Political Motivation and Piracy: What History Doesn’t Teach Us About Law

Published on June 17, 2013        Author: 

I’ve been meaning to write for some time on the debate caused earlier this year by the ninth circuit of the US Federal Court decision in Institute of Cetacean Research v Sea Shepherd. Somewhat controversially it held that political protesters, if they crossed the line into violent protest, could commit piracy. The point is controversial because piracy is defined under the Geneva Convention on the high seas and the UN Convention on Law of the Sea (UNCLOS) as being an act of violence committed on the high seas by a private vessel against another vessel “for private ends”, a requirement often taken to exclude “political ends”.

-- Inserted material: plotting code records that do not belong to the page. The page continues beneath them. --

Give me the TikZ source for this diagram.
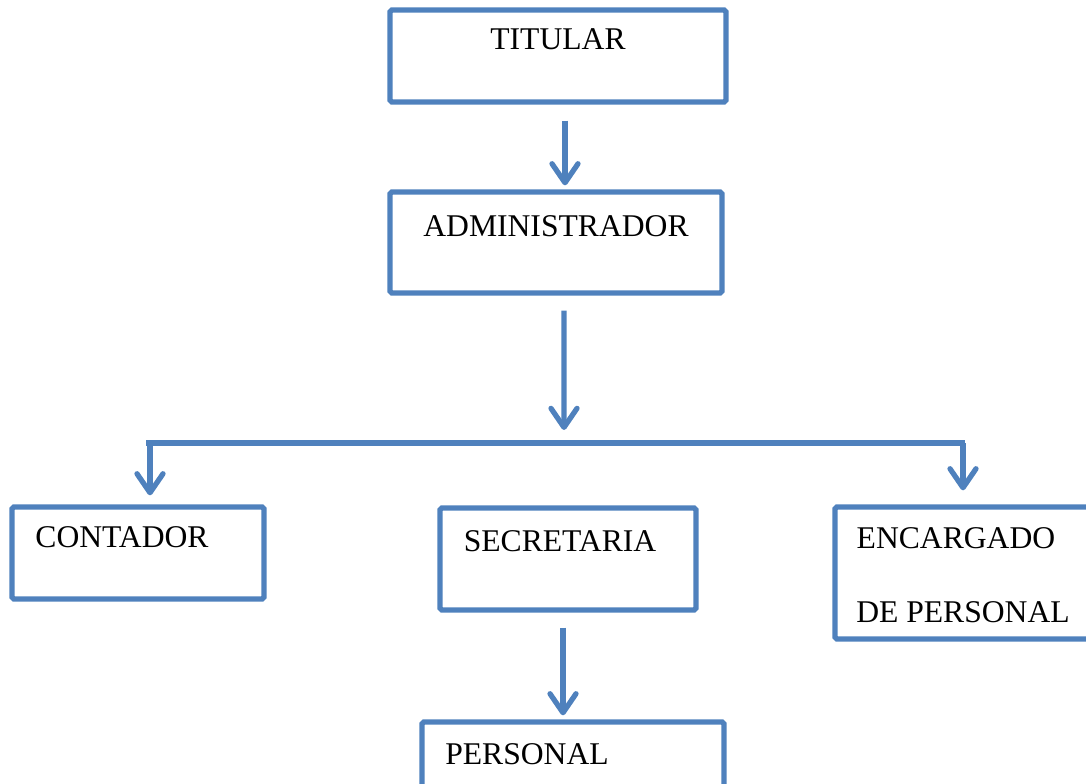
\documentclass[tikz,border=0pt]{standalone}
\usepackage{fontspec}
\setmainfont{Liberation Serif}
\usetikzlibrary{arrows.meta,calc}
\definecolor{azul}{HTML}{4F81BD}
\tikzset{
  caja/.style={draw=azul, line width=3pt, rounded corners=1pt, inner sep=0pt},
  texto/.style={font=\fontsize{18}{22}\selectfont, inner sep=0pt},
  linea/.style={draw=azul, line width=3pt},
  flecha/.style={linea, -{Straight Barb[round,length=0.38cm,width=0.52cm]}}
}
\begin{document}
\begin{tikzpicture}[x=0.02cm, y=-0.02cm]
    \useasboundingbox (0,0) rectangle (1086,784);

    % Cajas del organigrama
    \node[caja, minimum width=6.72cm, minimum height=1.84cm] (titular) at (558,56) {}; % Titular
    \node[caja, minimum width=6.64cm, minimum height=2.02cm] (admin) at (556,242.5) {}; % Administrador
    \node[caja, minimum width=5.04cm, minimum height=1.84cm] (contador) at (138,553) {}; % Contador
    \node[caja, minimum width=5.12cm, minimum height=2.04cm] (secretaria) at (568,559) {}; % Secretaria
    \node[caja, minimum width=5.3cm, minimum height=2.64cm] (encargado) at (967.5,573) {}; % Encargado de personal
    \node[caja, minimum width=6.04cm, minimum height=1.56cm] (personal) at (573,761) {}; % Personal

    % Textos de las cajas
    \node[texto] (t-titular) at (558,39) {TITULAR};
    \node[texto] (t-admin) at (556,226) {ADMINISTRADOR};
    \node[texto] (t-contador) at (122,537) {CONTADOR};
    \node[texto] (t-secretaria) at (560,541) {SECRETARIA};
    \node[texto] (t-encargado1) at (956,538) {ENCARGADO};
    \node[texto] (t-encargado2) at (963,612) {DE PERSONAL};
    \node[texto] (t-personal) at (527,754) {PERSONAL};

    % Ramificacion
    \coordinate (rama) at (564,430);
    \coordinate (izq) at (150,443);
    \coordinate (der) at (963,443);

    % Flechas
    \draw[flecha, shorten <=0.32cm, shorten >=0.08cm] ([xshift=0.14cm]titular.south) -- ([xshift=0.14cm]titular.south |- admin.north);
    \draw[flecha, shorten <=0.3cm] ([xshift=0.16cm]admin.south) -- (rama);
    \draw[linea] ([xshift=-0.08cm]izq) -- ([xshift=0.04cm]der);
    \draw[flecha, shorten >=0.18cm] (izq) -- (izq |- contador.north);
    \draw[flecha, shorten >=0.28cm] (der) -- (der |- encargado.north);
    \draw[flecha, shorten <=0.3cm, shorten >=0.08cm] ([xshift=-0.1cm]secretaria.south) -- ([xshift=-0.1cm]secretaria.south |- personal.north);
\end{tikzpicture}
\end{document}
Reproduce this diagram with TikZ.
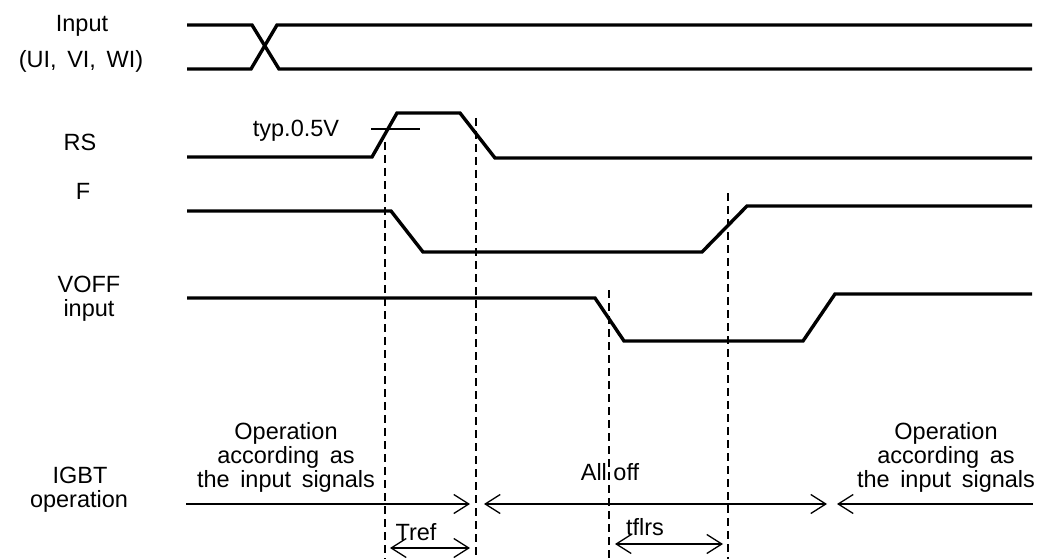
\documentclass[tikz,border=0pt]{standalone}
\usepackage{fontspec}
\setmainfont{Liberation Sans}
\usetikzlibrary{arrows.meta}
\newcommand\wsp{\hspace{0.45em}}
\begin{document}
\begin{tikzpicture}[x=1pt,y=-1pt,
  lbl/.style={anchor=base,inner sep=0pt,font=\fontsize{23.5}{25}\selectfont},
  sig/.style={line width=3.4pt,line join=miter},
  thin/.style={line width=1.2pt},
  vdash/.style={line width=1.5pt,dash pattern=on 8pt off 5pt},
  span/.style={line width=1.3pt,{Straight Barb[length=15pt,width=19pt,line width=1.3pt]}-{Straight Barb[length=15pt,width=19pt,line width=1.3pt]}},
  rspan/.style={line width=1.3pt,-{Straight Barb[length=15pt,width=19pt,line width=1.3pt]}},
  lspan/.style={line width=1.3pt,{Straight Barb[length=15pt,width=19pt,line width=1.3pt]}-}]
\useasboundingbox (0,0) rectangle (1047,559);
% labels
\node[lbl] (lin1) at (82,32) {Input};
\node[lbl] (lin2) at (81,68) {(UI,\wsp VI,\wsp WI)};
\node[lbl] (lrs) at (80,150) {RS};
\node[lbl] (lf) at (83,200) {F};
\node[lbl] (lv1) at (89,292) {VOFF};
\node[lbl] (lv2) at (89,316) {input};
\node[lbl] (lg1) at (80,483) {IGBT};
\node[lbl] (lg2) at (79,507) {operation};
\node[lbl] (typ) at (296,137) {typ.0.5V};
\node[lbl] (opl1) at (286,439) {Operation};
\node[lbl] (opl2) at (286,463) {according\wsp as};
\node[lbl] (opl3) at (286,487) {the\wsp input\wsp signals};
\node[lbl] (opr1) at (946,439) {Operation};
\node[lbl] (opr2) at (946,463) {according\wsp as};
\node[lbl] (opr3) at (946,487) {the\wsp input\wsp signals};
\node[lbl] (alloff) at (610,480) {All off};
\node[lbl] (tref) at (416,540) {Tref};
\node[lbl] (tflrs) at (645,535) {tflrs};
% input signals
\coordinate (i1) at (187,25);
\coordinate (i2) at (252,25);
\coordinate (i3) at (279,69);
\coordinate (i4) at (1032,69);
\coordinate (j1) at (187,69);
\coordinate (j2) at (251,69);
\coordinate (j3) at (277,25);
\coordinate (j4) at (1032,25);
\draw[sig] (i1) -- (i2) -- (i3) -- (i4);
\draw[sig] (j1) -- (j2) -- (j3) -- (j4);
% RS
\coordinate (r1) at (187,157);
\coordinate (r2) at (372,157);
\coordinate (r3) at (397,113);
\coordinate (r4) at (460,113);
\coordinate (r5) at (495,158);
\coordinate (r6) at (1032,158);
\draw[sig] (r1) -- (r2) -- (r3) -- (r4) -- (r5) -- (r6);
\coordinate (th1) at (371,129);
\coordinate (th2) at (420,129);
\draw[thin] (th1) -- (th2);
% F
\coordinate (f1) at (187,211);
\coordinate (f2) at (391,211);
\coordinate (f3) at (423,252);
\coordinate (f4) at (702,252);
\coordinate (f5) at (747,206);
\coordinate (f6) at (1032,206);
\draw[sig] (f1) -- (f2) -- (f3) -- (f4) -- (f5) -- (f6);
% VOFF
\coordinate (v1) at (187,298);
\coordinate (v2) at (595,298);
\coordinate (v3) at (624,341);
\coordinate (v4) at (803,341);
\coordinate (v5) at (835,294);
\coordinate (v6) at (1032,294);
\draw[sig] (v1) -- (v2) -- (v3) -- (v4) -- (v5) -- (v6);
% dashed markers
\coordinate (d1t) at (385,142);
\coordinate (d1b) at (385,559);
\coordinate (d2t) at (476,118);
\coordinate (d2b) at (476,559);
\coordinate (d3t) at (728,193);
\coordinate (d3b) at (728,559);
\coordinate (d4t) at (609,290);
\coordinate (d4b) at (609,559);
\draw[vdash] (d1t) -- (d1b);
\draw[vdash] (d2t) -- (d2b);
\draw[vdash] (d3t) -- (d3b);
\draw[vdash] (d4t) -- (d4b);
% IGBT operation arrows
\coordinate (a1) at (186,504);
\coordinate (a2) at (470,504);
\coordinate (a3) at (484,504);
\coordinate (a4) at (827,504);
\coordinate (a5) at (837,504);
\coordinate (a6) at (1033,504);
\draw[rspan] (a1) -- (a2);
\draw[span] (a3) -- (a4);
\draw[lspan] (a5) -- (a6);
% time spans
\coordinate (t1) at (390,548);
\coordinate (t2) at (470,548);
\draw[span] (t1) -- (t2);
\coordinate (u1) at (615,544);
\coordinate (u2) at (723,544);
\draw[span] (u1) -- (u2);
\end{tikzpicture}
\end{document}
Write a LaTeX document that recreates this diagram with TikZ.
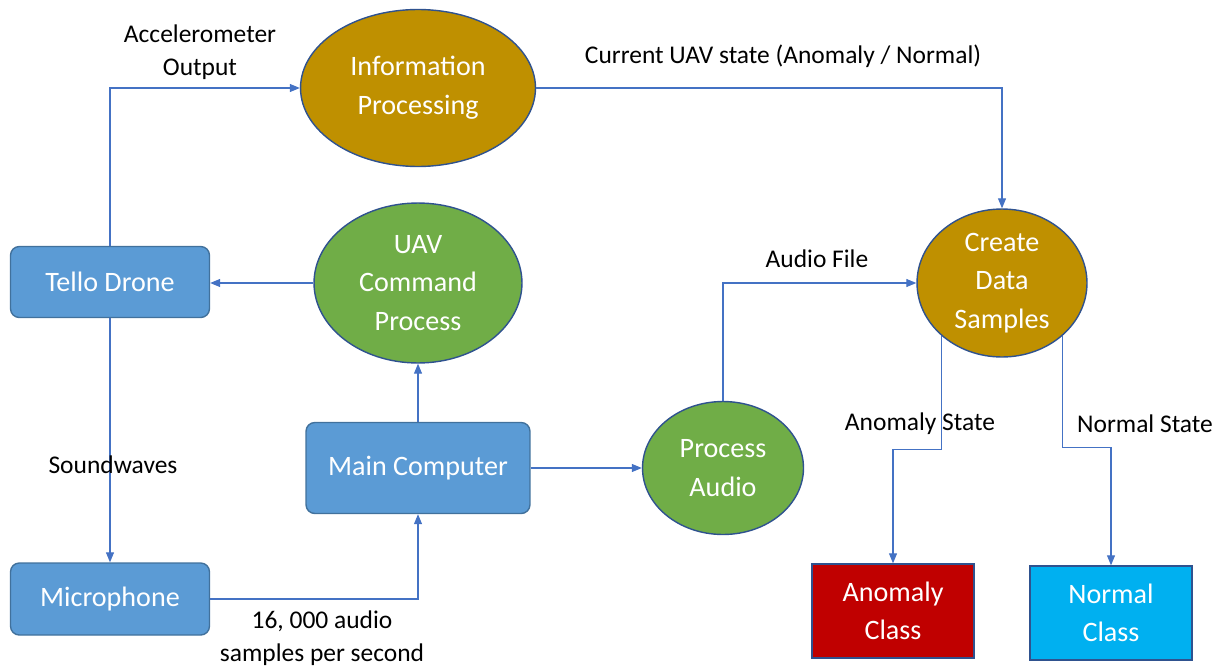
\documentclass[tikz,border=0pt]{standalone}
\usepackage{fontspec}
\setmainfont{Carlito}
\usetikzlibrary{shapes.geometric,arrows.meta}
\definecolor{boxblue}{HTML}{5B9BD5}
\definecolor{boxedge}{HTML}{41719C}
\definecolor{gold}{HTML}{BF9000}
\definecolor{leaf}{HTML}{70AD47}
\definecolor{ovaledge}{HTML}{2F528F}
\definecolor{anomred}{HTML}{C00000}
\definecolor{normcyan}{HTML}{00B0F0}
\definecolor{wire}{HTML}{4472C4}
\begin{document}
\begin{tikzpicture}[x=0.02cm,y=-0.02cm,font=\fontsize{16}{22}\selectfont,
        block/.style={draw=boxedge,fill=boxblue,text=white,rounded corners=5pt,line width=0.8pt,align=center,inner sep=0pt},
        oval/.style={ellipse,draw=ovaledge,line width=0.8pt,text=white,align=center,inner xsep=0pt,inner ysep=-6pt},
        classbox/.style={draw=ovaledge,line width=0.8pt,text=white,align=center,inner sep=0pt,minimum width=3.24cm,minimum height=1.88cm},
        flow/.style={draw=wire,line width=0.6pt,-{Triangle[length=2mm,width=1.6mm]}},
        lbl/.style={font=\fontsize{14.5}{18.7}\selectfont,align=center}]
        \useasboundingbox (0,0) rectangle (1219,666);
        \node [block,minimum width=3.98cm,minimum height=1.42cm] (tello) at (110,282) {Tello Drone};
        \node [block,minimum width=3.98cm,minimum height=1.44cm] (mic) at (110,599) {Microphone};
        \node [block,minimum width=4.48cm,minimum height=1.82cm] (main) at (418,468) {Main Computer};
        \node [oval,fill=gold,minimum width=4.7cm,minimum height=3.14cm] (info) at (418,88) {Information\\Processing};
        \node [oval,fill=leaf,minimum width=4.16cm,minimum height=3.2cm] (uav) at (418,283) {UAV\\Command\\Process};
        \node [oval,fill=leaf,minimum width=3.22cm,minimum height=2.66cm] (audio) at (723,468) {Process\\Audio};
        \node [oval,fill=gold,minimum width=3.4cm,minimum height=2.96cm] (create) at (1002,283) {Create\\Data\\Samples};
        \node [classbox,fill=anomred] (anom) at (893,611) {Anomaly\\Class};
        \node [classbox,fill=normcyan] (norm) at (1111,613) {Normal\\Class};
        \draw [flow] (tello.north) |- (info.west);
        \draw [flow] (info.east) -| (create.north);
        \draw [flow] (uav.west) -- (uav.west -| tello.east);
        \draw [flow] (main.north) -- (uav.south);
        \draw [flow] (tello.south) -- (mic.north);
        \draw [flow] (mic.east) -| (main.south);
        \draw [flow] (main.east) -- (audio.west);
        \draw [flow] (audio.north) |- (create.west);
        \draw [flow] (create.south west) -- ++(0,114) -| (anom.north);
        \draw [flow] (create.south east) -- ++(0,112) -| (norm.north);
        \node [lbl] (accel) at (200,52) {Accelerometer\\Output};
        \node [lbl] (state) at (783,56) {Current UAV state (Anomaly / Normal)};
        \node [lbl] (file) at (817,259) {Audio File};
        \node [lbl] (sound) at (113,465) {Soundwaves};
        \node [lbl] (rate) at (322,638) {16, 000 audio\\samples per second};
        \node [lbl] (anomstate) at (920,424) {Anomaly State};
        \node [lbl] (normstate) at (1145,424) {Normal State};
    \end{tikzpicture}
\end{document}
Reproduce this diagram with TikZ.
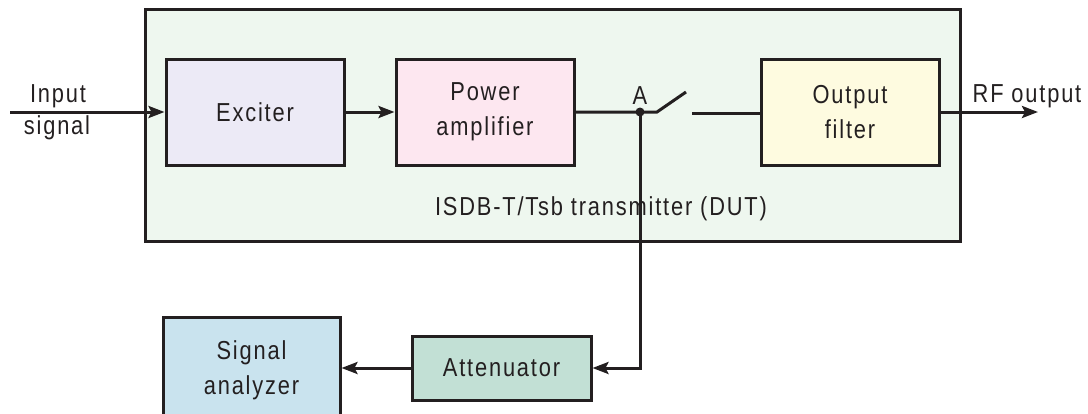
\documentclass[tikz,border=0pt]{standalone}
\usepackage{fontspec}
\setmainfont{Liberation Sans}[FakeStretch=0.84,LetterSpace=7]
\usetikzlibrary{arrows.meta,calc}
\definecolor{ink}{HTML}{231F20}
\definecolor{dutfill}{HTML}{EEF7EF}
\definecolor{excfill}{HTML}{ECEAF6}
\definecolor{pafill}{HTML}{FDE7F0}
\definecolor{offill}{HTML}{FEFBE0}
\definecolor{safill}{HTML}{C9E3EE}
\definecolor{attfill}{HTML}{C2E0D5}
\tikzset{
  blk/.style={draw=ink,line width=3pt,inner sep=0pt,align=center,text=ink,
    font=\fontsize{26}{35}\selectfont},
  lbl/.style={text=ink,inner sep=0pt,anchor=base,font=\fontsize{26}{35}\selectfont},
  wire/.style={draw=ink,line width=3pt},
  arr/.style={wire,-{Stealth[length=16pt,width=12pt,inset=3pt]}},
}
\begin{document}
\begin{tikzpicture}[x=1pt,y=-1pt]
\useasboundingbox (0,0) rectangle (1088,413);
\clip (0,0) rectangle (1088,413);
% outer DUT box
\node[draw=ink,fill=dutfill,line width=3pt,minimum width=815pt,minimum height=232pt,inner sep=0pt] (dut) at (552.5,125) {};
\node[lbl] (dutlbl) at (601,215) {ISDB-T/Tsb transmitter (DUT)};
% blocks
\node[blk,fill=excfill,minimum width=178pt,minimum height=106pt] (exc) at (255,112) {Exciter};
\node[blk,fill=pafill,minimum width=178pt,minimum height=106pt] (pa) at (485,112) {Power\\amplifier};
\node[blk,fill=offill,minimum width=178pt,minimum height=106pt] (of) at (850,112) {Output\\filter};
\node[blk,fill=attfill,minimum width=179pt,minimum height=64pt] (att) at (501.5,368) {Attenuator};
\node[blk,fill=safill,minimum width=177pt,minimum height=106pt] (sa) at (251.5,370) {Signal\\analyzer};
% labels
\node[lbl] (inlbl1) at (58,102) {Input};
\node[lbl] (inlbl2) at (57,134) {signal};
\node[lbl] (rflbl) at (1027,102) {RF output};
\node[lbl] (albl) at (640,104) {A};
% coordinates
\coordinate (inp) at (10,112);
\coordinate (A) at (640,112);
\coordinate (sw1) at (657,112);
\coordinate (sw2) at (686,92);
\coordinate (sw3) at (692,113);
\coordinate (rfout) at (1038,112);
% connectors
\draw[arr] (inp) -- (exc.west);
\draw[arr] (exc.east) -- (pa.west);
\draw[wire] (pa.east) -- (A) -- (sw1) -- (sw2);
\draw[wire] (sw3) -- (sw3 -| of.west);
\draw[arr] (of.east) -- (rfout);
\draw[arr] (A) |- (att.east);
\draw[arr] (att.west) -- (att.west -| sa.east);
\fill[ink] (A) circle (4.5pt);
\end{tikzpicture}
\end{document}
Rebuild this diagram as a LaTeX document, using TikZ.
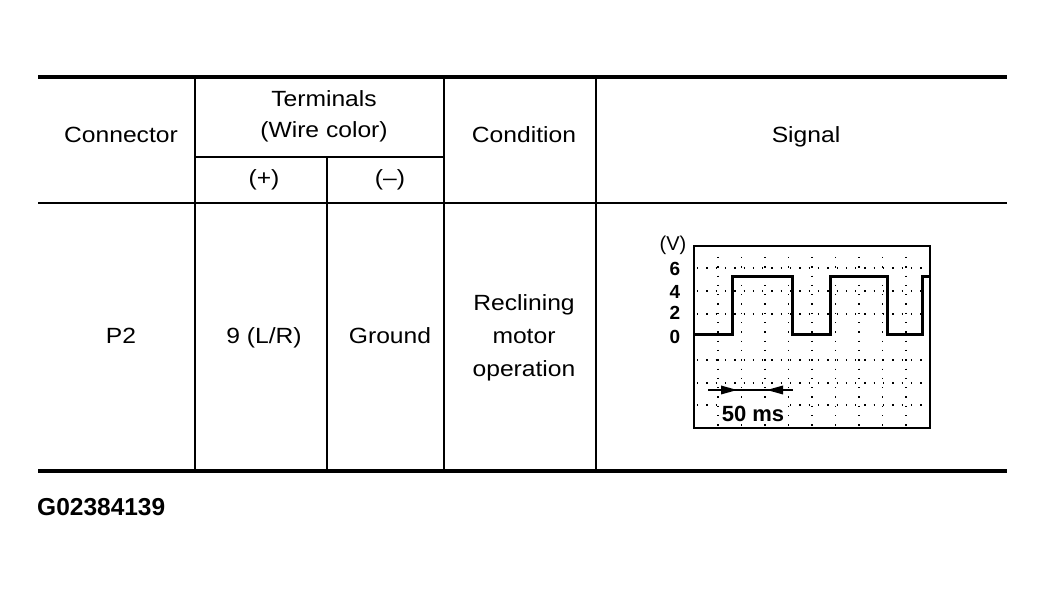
\documentclass[tikz,border=0pt]{standalone}
\usepackage{fontspec}
\setmainfont{Liberation Sans}[FakeStretch=1.12]
\newfontfamily\labfont{Liberation Sans}
\begin{document}
\begin{tikzpicture}[x=1pt,y=-1pt,
  txt/.style={anchor=base,inner sep=0pt,font=\fontsize{22}{26}\selectfont},
  axl/.style={anchor=center,inner sep=0pt,font=\labfont\bfseries\fontsize{19}{20}\selectfont},
  thick rule/.style={line width=4pt},
  mid rule/.style={line width=2.3pt},
  vrule/.style={line width=1.5pt},
  griddot/.style={line width=1.3pt,dash pattern=on 1.3pt off 8pt},
  wave/.style={line width=3pt,line join=miter}]
\useasboundingbox (0,0) rectangle (1044,593);
% rules
\coordinate (tl) at (38,77); \coordinate (tr) at (1007,77);
\coordinate (hl) at (38,203); \coordinate (hr) at (1007,203);
\coordinate (bl) at (38,471); \coordinate (br) at (1007,471);
\draw[thick rule] (tl) -- (tr);
\draw[mid rule] (hl) -- (hr);
\draw[thick rule] (bl) -- (br);
\coordinate (v1t) at (195,77); \coordinate (v1b) at (195,471);
\coordinate (v2t) at (327,157); \coordinate (v2b) at (327,471);
\coordinate (v3t) at (444,77); \coordinate (v3b) at (444,471);
\coordinate (v4t) at (596,77); \coordinate (v4b) at (596,471);
\coordinate (sl) at (195,157); \coordinate (sr) at (444,157);
\draw[vrule] (v1t) -- (v1b);
\draw[vrule] (v2t) -- (v2b);
\draw[vrule] (v3t) -- (v3b);
\draw[vrule] (v4t) -- (v4b);
\draw[mid rule] (sl) -- (sr);
% header text
\node[txt] (hconn) at (121,143) {Connector};
\node[txt] (hterm) at (324,107) {Terminals};
\node[txt] (hwire) at (324,138) {(Wire color)};
\node[txt] (hplus) at (264,186) {(+)};
\node[txt] (hminus) at (390,186) {(–)};
\node[txt] (hcond) at (524,143) {Condition};
\node[txt] (hsig) at (806,143) {Signal};
% body text
\node[txt] (p2) at (121,344) {P2};
\node[txt] (nine) at (264,344) {9 (L/R)};
\node[txt] (gnd) at (390,344) {Ground};
\node[txt] (c1) at (524,311) {Reclining};
\node[txt] (c2) at (524,344) {motor};
\node[txt] (c3) at (524,377) {operation};
% graph
\foreach \gx in {718,741.5,765,788.5,812,835.5,859,882.5,906}
  \draw[griddot] (\gx,257) -- (\gx,427);
\foreach \gy in {268,291,314,360,383,405}
  \draw[griddot] (697,\gy) -- (928,\gy);
\node[anchor=base,inner sep=3pt,fill=white,font=\labfont\bfseries\fontsize{22}{24}\selectfont] (ms) at (753,421) {50 ms};
\draw[line width=2pt] (694,246) rectangle (930,428);
\draw[wave] (694,335) -- (732,335) -- (732,277) -- (792,277) -- (792,335)
  -- (830,335) -- (830,277) -- (887,277) -- (887,335) -- (922,335) -- (922,277) -- (929,277);
\node[anchor=center,inner sep=0pt,font=\labfont\fontsize{20}{22}\selectfont] (vl) at (673,245) {(V)};
\node[axl] (y6) at (675,269) {6};
\node[axl] (y4) at (675,292) {4};
\node[axl] (y2) at (675,313) {2};
\node[axl] (y0) at (675,337) {0};
\coordinate (al) at (708,390); \coordinate (ar) at (793,390);
\draw[line width=1.6pt] (al) -- (ar);
\fill (737,390) -- (721,385.5) -- (721,394.5) -- cycle;
\fill (767,390) -- (783,385.5) -- (783,394.5) -- cycle;
% figure label
\node[anchor=base west,inner sep=0pt,font=\labfont\bfseries\fontsize{24.5}{28}\selectfont] (fig) at (37,515) {G02384139};
\end{tikzpicture}
\end{document}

The decision has drawn different reactions in the international law blogosphere. Eugene Kontorovich thinks the court got it right (acts not sanctioned by a State are private); Kevin Jon Heller is convinced that the court got it wrong (politically motivated acts are not private).* Whenever debates about the meaning of words in the treaty law definition of piracy break out, academics are irresistibly drawn to the work of the International Law Commission (1955-6), the earlier Harvard codification project (1932) and –occasionally – the even earlier work of the League of Nations (1926) on the topic. The point of this brief note is to suggest that when it comes to those historical materials, we lawyers often greatly overestimate their usefulness.

To begin at the beginning, where do these hotly contested words “for private ends” come from?** They do not in fact appear in any of the historic case law. Justice Story conducted a wide ranging review of the historic sources in a famous 18 page long footnote in the 1820 case US v Smith. None of the English, French or Latin authorities cited there (as far as I can translate them) contain any equivalent to the words “for private ends”. As far as I have been able to ascertain the words were first used in Joel Prentiss Bishop’s New Commentaries on the Criminal Law (8th ed) of 1892, effectively as a synonym for animo furandi (intention to rob, now generally dismissed as being a necessary element of piracy).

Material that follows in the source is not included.